Which, unsurprisingly, is not really different from my every day life. We have a poster in the window telling everyone who hasn't got an invite to eff off and we don't answer the door.

Usually because the people at the door are small, stupid and squeaky...also known as Jessica's friends.
 
I think we need to take back Halloween. We need to remind people what its all about. Its about partying, its about dressing up in an awesome costume and acting like a jackass. We need to remind the the children (who still have the privelage of being underaged) that "trick-or-treat" is not some silly slogan to be said as you go door to door collecting cheap candy. Its a threat. An ultimatum. Trick or treat. "Give me candy or I'll egg your ****ing house!" These are our values. This is what our forfathers fought and died for! We need to consume vast amounts of alcohol! We need to re-arm our children toilet paper and expired eggs! We need to fight for our freeeeeeeedoooooom!!!!!!!!!!

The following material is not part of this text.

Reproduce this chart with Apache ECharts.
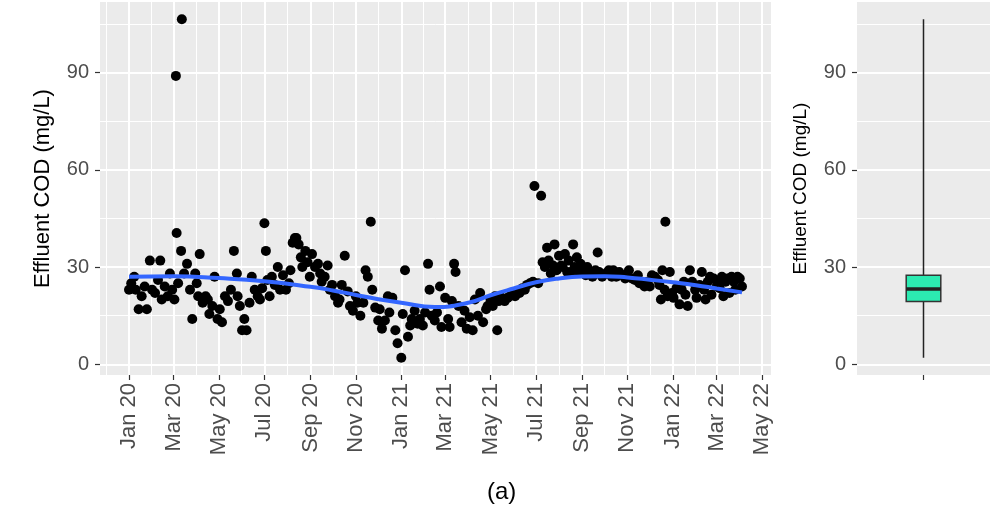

Now whos with me? Because I'm probably working that night.
 
Before I turned into a socially deprived hermit, I would dress up as Batman and scare the hell out of people coming to the party by hanging upside down from the roof. Loads of fun. But now I'm with Angel on this. I typically turn off all the lights, disable the doorbell, put up a get bent sign, and stick the business end of a fake rifle out the window. No one comes to see me, I can't fathom why.
 
Dunno haven't been to a Halloween party since my mid teens, they were fun though. Meat and potatoe pies, all the gummy sweets you could eat, BOOOZE! and throwing up in the neighbours garden, all this whilst dressed as the Grim Reaper. Happy times I guess.

If I actually went this year I'd go as Einstein or something.